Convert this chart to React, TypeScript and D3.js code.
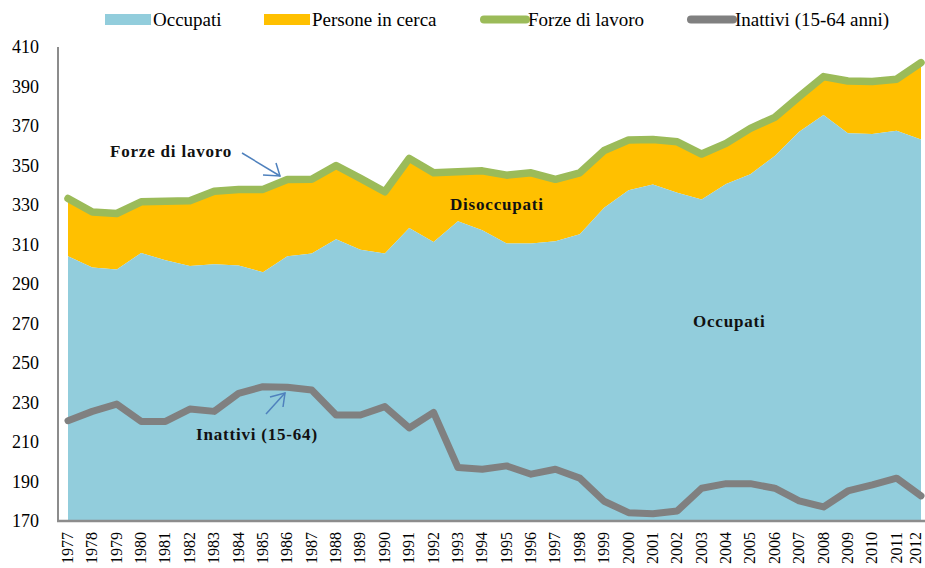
import React from "react";
import * as d3 from "d3";

const years = d3.range(1977, 2013).map(String);
const occupati = [304.0, 298.3, 297.3, 305.7, 302.0, 299.1, 300.0, 299.4, 296.0, 304.0, 305.4, 312.6, 307.4, 305.4, 318.4, 311.3, 321.8, 317.2, 310.5, 310.5, 311.6, 315.2, 328.6, 337.5, 340.4, 336.2, 332.8, 340.6, 345.6, 354.8, 367.1, 375.6, 366.3, 366.0, 367.6, 363.2];
const personeInCerca = [29.3, 28.2, 28.4, 25.9, 29.9, 33.0, 37.0, 38.5, 41.9, 38.9, 37.6, 37.4, 36.1, 31.3, 35.2, 35.0, 25.0, 30.1, 34.6, 35.8, 31.4, 31.1, 29.0, 25.4, 22.8, 25.8, 23.0, 20.6, 23.2, 19.6, 17.8, 19.4, 26.5, 26.5, 26.1, 38.9];
const inattivi = [220.8, 225.5, 229.2, 220.4, 220.4, 226.7, 225.5, 234.6, 238.0, 237.7, 236.3, 223.7, 223.7, 227.9, 217.1, 225.0, 197.1, 196.2, 197.9, 193.7, 196.2, 191.7, 180.0, 174.2, 173.7, 175.1, 186.6, 188.9, 188.9, 186.6, 180.2, 177.1, 185.2, 188.3, 191.7, 182.7];
const yTicks = d3.range(170, 411, 20);

const legendItems = [
  { label: "Occupati", color: "#92CDDC", kind: "rect", x: 105 },
  { label: "Persone in cerca", color: "#FFC000", kind: "rect", x: 264 },
  { label: "Forze di lavoro", color: "#9BBB59", kind: "line", x: 480 },
  { label: "Inattivi (15-64 anni)", color: "#808080", kind: "line", x: 687 },
];

export default function App() {
  const W = 925, H = 568;
  const x = d3.scalePoint<string>().domain(years).range([68, 921]);
  const y = d3.scaleLinear().domain([170, 410]).range([521, 47]);
  const rows = years.map((yr, i) => ({ year: yr, occ: occupati[i], pers: personeInCerca[i], inat: inattivi[i] }));
  const stack = d3.stack<any>().keys(["occ", "pers"]);
  const series = stack(rows);
  const areaOcc = d3.area<any>().x((d) => x(d.data.year)!).y0(y(170)).y1((d) => y(d[1]));
  const areaPers = d3.area<any>().x((d) => x(d.data.year)!).y0((d) => y(d[0])).y1((d) => y(d[1]));
  const lineTop = d3.line<any>().x((d) => x(d.data.year)!).y((d) => y(d[1]));
  const lineInat = d3.line<any>().x((d) => x(d.year)!).y((d) => y(d.inat));
  const font = "'Liberation Serif', 'Times New Roman', serif";
  const arrowColor = "#4F81BD";

  return (
    <svg width={W} height={H} style={{ position: "absolute", left: 0, top: 0, background: "#fff" }} fontFamily={font}>
      <rect width={W} height={H} fill="#fff" />
      {/* legend */}
      {legendItems.map((it) => (
        <g key={it.label}>
          {it.kind === "rect" ? (
            <rect x={it.x} y={14} width={46} height={11} fill={it.color} />
          ) : (
            <line x1={it.x + 4} x2={it.x + 46} y1={19.5} y2={19.5} stroke={it.color} strokeWidth={8} strokeLinecap="round" />
          )}
          <text x={it.x + 48} y={26} fontSize={19} fill="#000">{it.label}</text>
        </g>
      ))}
      {/* areas */}
      <path d={areaPers(series[1] as any) || ""} fill="#FFC000" />
      <path d={areaOcc(series[0] as any) || ""} fill="#92CDDC" />
      <path d={lineTop(series[1] as any) || ""} fill="none" stroke="#9BBB59" strokeWidth={7.5} strokeLinejoin="round" strokeLinecap="round" />
      <path d={lineInat(rows) || ""} fill="none" stroke="#808080" strokeWidth={7} strokeLinejoin="round" strokeLinecap="round" />
      {/* axes */}
      <line x1={58} x2={58} y1={47} y2={521} stroke="#8c8c8c" strokeWidth={2} />
      <line x1={57} x2={925} y1={521} y2={521} stroke="#8c8c8c" strokeWidth={2.5} />
      {yTicks.map((t) => (
        <text key={t} x={39} y={y(t) + 6} fontSize={18} textAnchor="end" fill="#000">{t}</text>
      ))}
      {years.map((yr) => (
        <text key={yr} transform={`translate(${Math.min(x(yr)! + 5, 921)},532) rotate(-90)`} fontSize={16} textAnchor="end" fill="#000">{yr}</text>
      ))}
      {/* annotations */}
      <text x={110} y={157} fontSize={17} fontWeight="bold" letterSpacing={0.8} fill="#111">Forze di lavoro</text>
      <text x={450} y={210} fontSize={17} fontWeight="bold" letterSpacing={0.8} fill="#111">Disoccupati</text>
      <text x={693} y={327} fontSize={17} fontWeight="bold" letterSpacing={0.8} fill="#111">Occupati</text>
      <text x={196} y={440} fontSize={17} fontWeight="bold" letterSpacing={0.8} fill="#111">Inattivi (15-64)</text>
      <g stroke={arrowColor} strokeWidth={1.5} fill="none">
        <line x1={242} y1={153} x2={280} y2={176} />
        <polyline points="263,175 280,176 276,163" />
        <line x1={266} y1={414} x2={285} y2={393} />
        <polyline points="270,397 285,393 283,407" />
      </g>
    </svg>
  );
}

**Problem requirements:**
With all pictures left out, please transcribe exactly the lines from the start of the material through the line with "import * as".

**Result:**
Convert this chart to React, TypeScript and D3.js code.
import React from "react";
import * as d3 from "d3";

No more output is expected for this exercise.